Both men came of intellectual age in the aftermath of World War I. They lived through the boom of the 1920s and through the Great Depression and arrived at radically different views of the wisdom of letting free-market capitalism run its course.

Keynes concluded that markets would not automatically provide full employment and that during downturns there could be long periods of large-scale unemployment. He argued that it was the government’s duty to relieve the plight of the jobless by increasing aggregate demand for goods and services.

Mr. Wapshott, a Reuters contributing columnist and a former senior editor at The Times of London, skillfully reconstructs the context in which Keynes formulated his theory. During the 1920s, Britain endured persistently high unemployment. Successive policy makers, worried about rising expenditures and falling tax revenue, ignored Keynes’s calls for public spending, setting off what he called a “vicious circle.”

“We do nothing because we have not the money,” Keynes said in 1930 to a government committee investigating the causes of the economic crisis. “But it is precisely because we do not do anything that we have not the money.” With the unemployment rate now at 9.1 percent, I gulped long and hard as I read these pages.

Hayek came to a very different conclusion. After serving in World War I, he found his beloved Vienna “devastated and its people’s confidence broken,” Mr. Wapshott writes. During the ensuing decade, hyperinflation pummeled the Austrian economy, melting away the savings of millions of people.

This experience, Mr. Wapshott argues, hardened Hayek “against those who advocated inflation as a cure for a broken economy.” And he came to believe “that those who advocated large-scale public spending programs to cure unemployment were inviting not just uncontrollable inflation but political tyranny.”

Thus, the author writes, the battle lines between Keynes and Hayek were drawn. Yet it was a duel characterized by mutual respect. Keynes, for example, shared Hayek’s distrust of socialism, while Hayek conceded that in the case of chronic unemployment, planning might play a role without leading to oppression.

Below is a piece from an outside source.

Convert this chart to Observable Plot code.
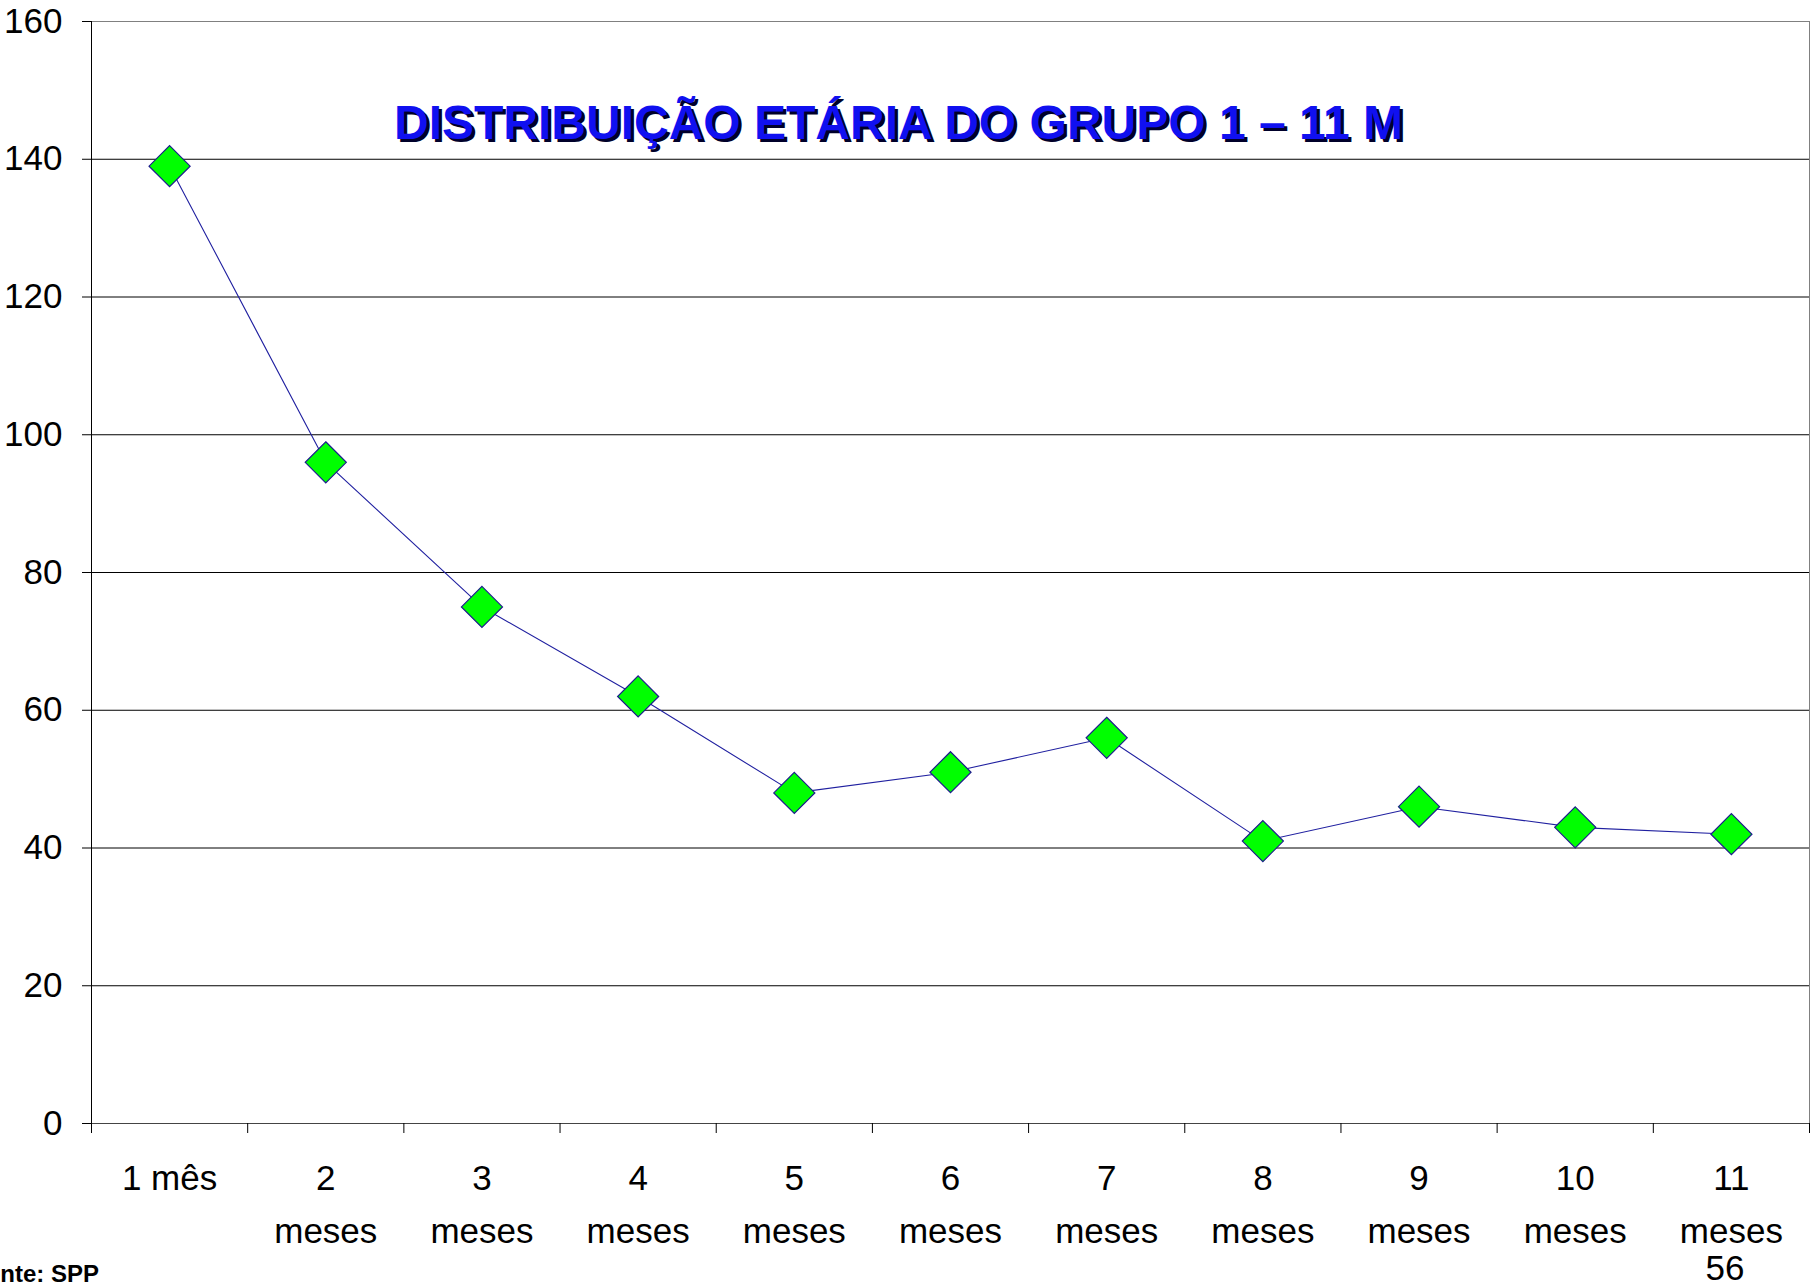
<!DOCTYPE html>
<html><head><meta charset="utf-8">
<script src="https://cdn.jsdelivr.net/npm/d3@7"></script>
<script src="https://cdn.jsdelivr.net/npm/@observablehq/plot@0.6"></script>
<style>
html,body{margin:0;padding:0;background:#fff;overflow:hidden}
#wrap{position:relative;width:1810px;height:1286px;font-family:"Liberation Sans",Arial,sans-serif}
.note{position:absolute;white-space:nowrap;color:#000}
</style></head><body><div id="wrap"></div>
<script>
const categories = ["1 mês","2\nmeses","3\nmeses","4\nmeses","5\nmeses","6\nmeses","7\nmeses","8\nmeses","9\nmeses","10\nmeses","11\nmeses"];
const values = [139, 96, 75, 62, 48, 51, 56, 41, 46, 43, 42];
const yTicks = [0, 20, 40, 60, 80, 100, 120, 140, 160];
const title = "DISTRIBUIÇÃO ETÁRIA DO GRUPO 1 – 11 M";
const source = "Fonte: SPP";
const pageNumber = "56";

const data = categories.map((c, i) => ({pos: i + 1, label: c, value: values[i]}));
const positions = data.map(d => d.pos);
const bounds = [0.5, ...positions.map(p => p + 0.5)];
const font = '"Liberation Sans", Arial, sans-serif';

const chart = Plot.plot({
  width: 1810, height: 1286,
  marginLeft: 91, marginRight: 1, marginTop: 21, marginBottom: 163,
  style: {fontFamily: font, fontSize: "35px", color: "#000", background: "#fff"},
  x: {type: "linear", domain: [0.5, categories.length + 0.5], axis: null},
  y: {domain: [0, 160], axis: null},
  marks: [
    Plot.gridY(yTicks.slice(1, -1), {stroke: "#000", strokeOpacity: 1}),
    Plot.ruleY([yTicks[yTicks.length - 1]], {stroke: "#808080"}),
    Plot.ruleX([bounds[bounds.length - 1]], {stroke: "#808080"}),
    Plot.ruleY([0], {stroke: "#444"}),
    Plot.ruleX([bounds[0]], {stroke: "#000"}),
    Plot.axisY({ticks: yTicks, tickSize: 9, tickPadding: 20, fontSize: 35, stroke: "#000", tickFormat: d => String(d), label: null}),
    Plot.axisX({ticks: bounds, tickSize: 10, tickFormat: () => "", stroke: "#000", label: null}),
    Plot.axisX({ticks: positions, tickSize: 0, tickPadding: 29, tickFormat: p => categories[p - 1], lineHeight: 1.51, fontSize: 35, label: null}),
    Plot.line(data, {x: "pos", y: "value", stroke: "#2020a0", strokeWidth: 1.1}),
    Plot.dot(data, {x: "pos", y: "value", symbol: "diamond2", r: 18.5, fill: "#00ff00", fillOpacity: 1, stroke: "#1c1c8c", strokeWidth: 1.2}),
    Plot.text([title], {frameAnchor: "top", lineAnchor: "middle", dx: -49, dy: 105, fontSize: 48, fontWeight: "bold", fill: "#00002a"}),
    Plot.text([title], {frameAnchor: "top", lineAnchor: "middle", dx: -52, dy: 102, fontSize: 48, fontWeight: "bold", fill: "#1010f0"})
  ]
});
const wrap = document.getElementById("wrap");
wrap.appendChild(chart);

const src = document.createElement("div");
src.className = "note";
src.textContent = source;
Object.assign(src.style, {left: "-29px", top: "1262px", fontSize: "24px", lineHeight: "24px", fontWeight: "bold"});
wrap.appendChild(src);

const pg = document.createElement("div");
pg.className = "note";
pg.textContent = pageNumber;
Object.assign(pg.style, {left: "1675px", width: "100px", textAlign: "center", top: "1250px", fontSize: "35px", lineHeight: "35px"});
wrap.appendChild(pg);
</script>
</body></html>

But it was still a duel. In 1936, Keynes published “The General Theory of Employment, Interest and Money,” which took on classical economics and people like Hayek who subscribed to its tenets. Keynes’s targets included several long-accepted ideas: that employment levels are determined by the price of labor, that supply creates its own demand and that savings automatically translate into investment.

Keynes didn’t expect that his findings would lead to an infringement of personal liberty. Instead, the author writes, Keynes believed “that a prosperous society in which everyone is employed was the surest way of maintaining the independence of thought and action he considered the guarantor of true democracy.”

Hayek did not publicly detail any criticisms of “The General Theory.” But in 1944, he brought out “The Road to Serfdom,” which has become a libertarian classic. Hayek aimed to expose socialism and fascism as twin evils, warning of the potential dangers of central economic planning in the aftermath of World War II.

“It is Germany whose fate we are in some danger of repeating,” Hayek wrote.

Keynes was swift to respond, reminding Hayek that the rise of National Socialism was fueled not by big government but by mass unemployment and a failure of capitalism.